Objective: Please print exactly the lines below, from the start of the material up to and including the line with "plt.rcParams['font.weight'] = 'bold'", but none of the pictures.

Given material:

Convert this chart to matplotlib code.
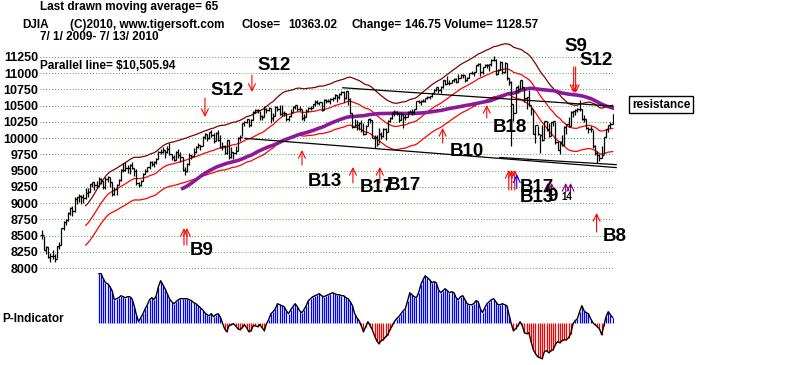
import matplotlib.pyplot as plt
import numpy as np

plt.rcParams['font.family'] = ['Liberation Sans', 'DejaVu Sans']
plt.rcParams['font.weight'] = 'bold'

# DJIA daily bars, 7/1/2009 - 7/13/2010
closes = [
    8504, 8280, 8324, 8163, 8178, 8183, 8146, 8332, 8359, 8616, 8712, 8743, 8848, 8916, 8881, 9069, 9093, 9108, 9096, 9070, 9154, 9172,
    9286, 9320, 9280, 9256, 9370, 9337, 9241, 9362, 9398, 9321, 9135, 9218, 9279, 9350, 9506, 9509, 9539, 9543, 9580, 9544, 9496,
    9310, 9280, 9344, 9441, 9497, 9547, 9627, 9605, 9626, 9683, 9792, 9784, 9820, 9778, 9829, 9748, 9707, 9665, 9789, 9742, 9712,
    9509, 9487, 9599, 9731, 9725, 9786, 9865, 9885, 9871, 10015, 10063, 9996, 10092, 10041, 9949, 10081, 9972, 9868, 9882, 9762, 9962, 9713,
    9789, 9771, 9802, 10005, 10023, 10226, 10247, 10291, 10197, 10270, 10406, 10437, 10426, 10332, 10318, 10450, 10433, 10464, 10309, 10345,
    10471, 10452, 10366, 10389, 10390, 10286, 10337, 10405, 10471, 10501, 10452, 10441, 10308, 10329, 10414, 10464, 10467, 10520, 10547, 10545, 10548, 10428,
    10583, 10572, 10574, 10607, 10618, 10663, 10628, 10681, 10711, 10610, 10725, 10604, 10389, 10173, 10196, 10194, 10236, 10120, 10067,
    10185, 10297, 10270, 10002, 10012, 9908, 10058, 10038, 10144, 10099, 10268, 10309, 10392, 10403, 10383, 10282, 10374, 10321, 10325,
    10403, 10405, 10396, 10444, 10567, 10552, 10564, 10567, 10611, 10625, 10642, 10685, 10733, 10779, 10742, 10785, 10888, 10836, 10841, 10850, 10895, 10907, 10857,
    10927, 10974, 10970, 10897, 10927, 10997, 11005, 11019, 11123, 11144, 11019, 11092, 11117, 11124, 11134, 11204, 11205, 10991, 11045, 11167, 11009,
    11151, 10926, 10868, 10520, 10380, 10785, 10749, 10897, 10782, 10620, 10625, 10510, 10444, 10068, 10193, 10067, 10043, 9975, 10259, 10137,
    10025, 10250, 10255, 9931, 9816, 9940, 9899, 10173, 10212, 10191, 10404, 10410, 10434, 10450, 10443, 10294, 10298, 10152, 10144, 10139, 9870, 9774,
    9732, 9686, 9744, 10018, 10139, 10198, 10216, 10364,
]
highs = [
    8590, 8500, 8340, 8330, 8230, 8270, 8210, 8340, 8400, 8620, 8730, 8760, 8860, 8940, 8950, 9090, 9100, 9140, 9130, 9140, 9230, 9230,
    9300, 9330, 9330, 9340, 9400, 9380, 9340, 9400, 9420, 9400, 9320, 9240, 9300, 9370, 9520, 9620, 9630, 9590, 9600, 9630, 9540,
    9520, 9330, 9360, 9460, 9530, 9560, 9640, 9640, 9640, 9690, 9800, 9830, 9860, 9820, 9880, 9920, 9760, 9740, 9800, 9830, 9790,
    9710, 9560, 9620, 9770, 9740, 9840, 9870, 9920, 9890, 10030, 10070, 10060, 10100, 10120, 10080, 10100, 10120, 10050, 9940, 9900, 9970, 9970,
    9860, 9790, 9880, 10020, 10050, 10230, 10260, 10300, 10300, 10290, 10420, 10440, 10450, 10420, 10350, 10500, 10460, 10480, 10460, 10380,
    10500, 10490, 10510, 10510, 10410, 10390, 10340, 10440, 10490, 10510, 10510, 10500, 10440, 10370, 10440, 10470, 10490, 10520, 10580, 10580, 10560, 10560,
    10600, 10600, 10600, 10620, 10630, 10680, 10660, 10700, 10720, 10730, 10730, 10720, 10620, 10390, 10290, 10270, 10240, 10280, 10230,
    10200, 10300, 10310, 10270, 10040, 10050, 10160, 10100, 10150, 10150, 10270, 10320, 10400, 10430, 10420, 10380, 10400, 10370, 10370,
    10410, 10430, 10440, 10450, 10570, 10580, 10580, 10600, 10620, 10650, 10650, 10700, 10760, 10790, 10790, 10800, 10890, 10890, 10950, 10900, 10900, 10930, 10920,
    10980, 10980, 10990, 10970, 10940, 11000, 11030, 11020, 11130, 11150, 11150, 11100, 11140, 11140, 11140, 11210, 11260, 11210, 11060, 11180, 11170,
    11170, 11150, 10930, 10880, 10520, 10790, 10810, 10900, 10900, 10780, 10630, 10740, 10500, 10440, 10200, 10190, 10050, 10200, 10260, 10260,
    10230, 10250, 10260, 10250, 9950, 9950, 10040, 10180, 10220, 10320, 10410, 10420, 10440, 10460, 10590, 10440, 10350, 10300, 10170, 10180, 10130, 9890,
    9800, 9760, 9880, 10020, 10140, 10200, 10240, 10370,
]
lows = [
    8450, 8270, 8210, 8150, 8090, 8140, 8090, 8150, 8290, 8360, 8590, 8660, 8730, 8810, 8800, 8860, 8980, 9020, 8990, 9000, 9060, 9100,
    9170, 9250, 9200, 9230, 9260, 9290, 9210, 9220, 9320, 9250, 9110, 9130, 9120, 9270, 9340, 9470, 9500, 9460, 9450, 9520, 9420,
    9280, 9250, 9260, 9340, 9440, 9480, 9530, 9570, 9560, 9600, 9680, 9750, 9770, 9700, 9770, 9740, 9660, 9650, 9660, 9700, 9630,
    9500, 9430, 9480, 9590, 9680, 9720, 9770, 9850, 9820, 9880, 9990, 9960, 9980, 10020, 9930, 9950, 9950, 9850, 9820, 9750, 9760, 9680,
    9700, 9680, 9760, 9800, 9960, 10030, 10180, 10230, 10170, 10190, 10270, 10380, 10390, 10280, 10280, 10320, 10390, 10420, 10230, 10260,
    10340, 10420, 10350, 10340, 10340, 10260, 10260, 10330, 10400, 10440, 10410, 10420, 10270, 10260, 10320, 10400, 10430, 10460, 10500, 10530, 10510, 10420,
    10430, 10540, 10550, 10530, 10570, 10600, 10550, 10600, 10660, 10550, 10600, 10510, 10370, 10150, 10170, 10120, 10130, 10100, 10040,
    10060, 10180, 10230, 10000, 9840, 9880, 9920, 9980, 10010, 9970, 10100, 10250, 10290, 10340, 10360, 10250, 10280, 10160, 10270,
    10330, 10380, 10360, 10370, 10450, 10540, 10510, 10550, 10560, 10600, 10600, 10630, 10680, 10730, 10700, 10700, 10770, 10810, 10830, 10810, 10840, 10860, 10850,
    10860, 10920, 10930, 10860, 10870, 10920, 10990, 10950, 11020, 11110, 10960, 10980, 11090, 11080, 11030, 11110, 11180, 10970, 10990, 11040, 10990,
    11000, 10900, 10810, 9870, 10260, 10390, 10690, 10750, 10760, 10550, 10450, 10500, 10360, 10060, 9920, 10050, 9770, 9960, 9980, 10110,
    10010, 10030, 10180, 9910, 9810, 9760, 9880, 9900, 10060, 10170, 10190, 10330, 10350, 10400, 10420, 10280, 10240, 10140, 10070, 10100, 9850, 9740,
    9620, 9640, 9690, 9750, 10010, 10100, 10160, 10220,
]

# P-Indicator, first value on trading day 26
p_start = 26
p_indicator = [
    490, 490, 440, 400, 390, 360, 320, 230, 240, 250,
    270, 260, 250, 260, 260, 240, 170, 80, 10, 50,
    90, 140, 180, 230, 250, 230, 270, 360, 420, 380,
    340, 290, 240, 210, 190, 210, 230, 240, 240, 240,
    240, 230, 220, 200, 190, 170, 150, 130, 100, 80,
    70, 90, 60, 80, 90, 60, 0, -60, -90, -30,
    -20, -10, -30, -60, -70, -50, -20, -50, -90, -80,
    -30, -30, -40, -20, -50, -80, -10, 30, 90, 110,
    140, 190, 180, 170, 160, 120, 90, 130, 160, 190,
    160, 120, 100, 130, 170, 220, 240, 260, 270, 280,
    290, 270, 260, 270, 280, 290, 300, 290, 280, 280,
    270, 270, 250, 240, 210, 170, 90, 50, 20, -30,
    -90, -40, 10, -30, -70, -130, -180, -210, -180, -170,
    -140, -120, -70, -30, 10, 40, 60, 90, 120, 140,
    220, 300, 280, 260, 250, 300, 380, 430, 470, 450,
    430, 400, 410, 400, 330, 300, 320, 340, 320, 300,
    310, 300, 250, 230, 260, 270, 230, 190, 180, 180,
    190, 220, 210, 140, 100, 150, 190, 210, 230, 240,
    210, 180, 180, 190, 180, 170, 80, -10, -80, -60,
    -30, 10, -30, -100, -110, -100, -190, -270, -310, -340,
    -350, -360, -290, -280, -300, -280, -270, -220, -190, -200,
    -180, -170, -170, -150, -110, -10, 20, 40, 110, 170,
    120, 100, 90, 40, 0, -20, -40, -60, -120, -30,
    60, 110, 80, 50,
]

price_ticks = list(range(8000, 11251, 250))

# signal arrows: (day, tail value, head value, colour)
buy_arrows = [(64.6, 8354, 8615, 'red'), (65.9, 8354, 8615, 'red'),
              (118.1, 9585, 9815, 'red'), (141.2, 9308, 9554, 'red'),
              (153.4, 9308, 9554, 'red'), (181.9, 9923, 10154, 'red'),
              (201.9, 10308, 10508, 'red'), (211.9, 9200, 9508, 'red'),
              (213.2, 9200, 9508, 'red'), (214.6, 9200, 9508, 'red'),
              (215.5, 9220, 9440, 'blue'),
              (229.5, 9169, 9308, 'purple'), (231.3, 9169, 9308, 'purple'),
              (237.7, 9169, 9308, 'purple'), (239.9, 9169, 9308, 'purple'),
              (251.7, 8554, 8846, 'red')]
sell_arrows = [(95.4, 10969, 10708), (74.1, 10615, 10323),
               (241.3, 11092, 10692), (242.2, 11092, 10692)]
signal_labels = [('S12', 98.1, 11108), ('S12', 76.4, 10738), ('S9', 237.2, 11415),
                 ('S12', 244.0, 11185), ('B9', 67.3, 8262), ('B13', 120.8, 9338),
                 ('B17', 144.3, 9231), ('B17', 156.6, 9270), ('B10', 185.1, 9785),
                 ('B18', 204.6, 10169), ('B17', 216.8, 9246), ('B13', 216.8, 9092),
                 ('9', 229.5, 9097), ('B8', 254.5, 8492)]

# trend lines (day, value)
trend_low = [(92.2, 9995), (260.6, 9545)]
trend_low2 = [(207.8, 9700), (260.6, 9590)]
trend_high = [(136.6, 10773), (259.0, 10490)]

W, H = 800, 365


def px_box(left, top, right, bottom):
    return [left / W, 1 - bottom / H, (right - left) / W, (bottom - top) / H]


fig = plt.figure(figsize=(8, 3.65), dpi=100)
ax = fig.add_axes(px_box(40, 40, 614, 272))
days = np.arange(len(closes))
closes_a = np.array(closes, dtype=float)
opens = np.r_[closes_a[0], closes_a[:-1]]

for s in ax.spines.values():
    s.set_visible(False)
ax.set_xticks([])
ax.set_yticks(price_ticks)
ax.set_yticklabels([str(t) for t in price_ticks], fontsize=9, fontweight='bold')
ax.tick_params(axis='y', length=0, pad=1)
ax.grid(axis='y', color='#1a8a1a', linestyle=(0, (0.8, 2.2)), linewidth=0.7)

# moving averages and bands
ma21 = np.convolve(closes_a, np.ones(21) / 21, mode='valid')
ma_days = days[20:]
ax.plot(ma_days, ma21, color='red', lw=0.9)
ax.plot(ma_days, ma21 * 0.965, color='red', lw=0.9)
ax.plot(ma_days, ma21 * 1.035, color='#800000', lw=0.9)
ma65 = np.convolve(closes_a, np.ones(65) / 65, mode='valid')
ax.plot(days[64:], ma65, color='#8a1a9a', lw=2.6)

# trend lines
for ln in (trend_low, trend_low2, trend_high):
    ax.plot([p[0] for p in ln], [p[1] for p in ln], color='black', lw=0.9, clip_on=False)

# price bars
ax.vlines(days, lows, highs, color='black', lw=0.9)
ax.hlines(closes, days, days + 0.8, color='black', lw=0.9)
ax.hlines(opens, days - 0.8, days, color='black', lw=0.9)

for d, tail, head, c in buy_arrows:
    ax.annotate('', xy=(d, head), xytext=(d, tail),
                arrowprops=dict(arrowstyle='->,head_length=0.5,head_width=0.25',
                                color=c, lw=0.8, shrinkA=0, shrinkB=0))
for d, tail, head in sell_arrows:
    ax.annotate('', xy=(d, head), xytext=(d, tail),
                arrowprops=dict(arrowstyle='->,head_length=0.5,head_width=0.25',
                                color='red', lw=0.8, shrinkA=0, shrinkB=0))
for txt, d, v in signal_labels:
    ax.text(d, v, txt, fontsize=13.5, fontweight='bold', va='center', ha='left')
ax.text(235.9, 9092, '14', fontsize=7, fontweight='bold', va='center', ha='left')

# P-Indicator panel
pax = fig.add_axes(px_box(40, 268, 614, 365), sharex=ax)
pax.patch.set_alpha(0)
pax.set_ylim(-423, 547)
pax.axis('off')
p = np.array(p_indicator, dtype=float)
pdays = np.arange(p_start, p_start + len(p))
pax.vlines(pdays[p > 0], 0, p[p > 0], color='blue', lw=0.9)
pax.vlines(pdays[p < 0], 0, p[p < 0], color='red', lw=0.9)
pax.plot(pdays, p, color='black', lw=1)
ax.set_xlim(-0.7, 259.6)
ax.set_ylim(7938.5, 11507.7)


# header texts
def fig_text(x, y, s, **kw):
    fig.text(x / W, 1 - y / H, s, va='center', ha='left', fontsize=8.5,
             fontweight='bold', **kw)


fig_text(40, 7, 'Last drawn moving average= 65')
fig_text(22, 25, 'DJIA')
fig_text(70, 25, '(C)2010, www.tigersoft.com')
fig_text(242, 25, 'Close=')
fig_text(288, 25, '10363.02')
fig_text(351, 25, 'Change=')
fig_text(405, 25, '146.75 Volume= 1128.57')
fig_text(40, 37, '7/ 1/ 2009- 7/ 13/ 2010')
fig_text(40, 66, 'Parallel line= $10,505.94')
fig_text(2, 319, 'P-Indicator')
fig.text(661 / W, 1 - 104.5 / H, 'resistance', ha='center', va='center',
         fontsize=8.5, fontweight='bold',
         bbox=dict(boxstyle='square,pad=0.25', fc='white', ec='black', lw=1))

fig.savefig('out.png', dpi=100)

Full output:
Convert this chart to matplotlib code.
import matplotlib.pyplot as plt
import numpy as np

plt.rcParams['font.family'] = ['Liberation Sans', 'DejaVu Sans']
plt.rcParams['font.weight'] = 'bold'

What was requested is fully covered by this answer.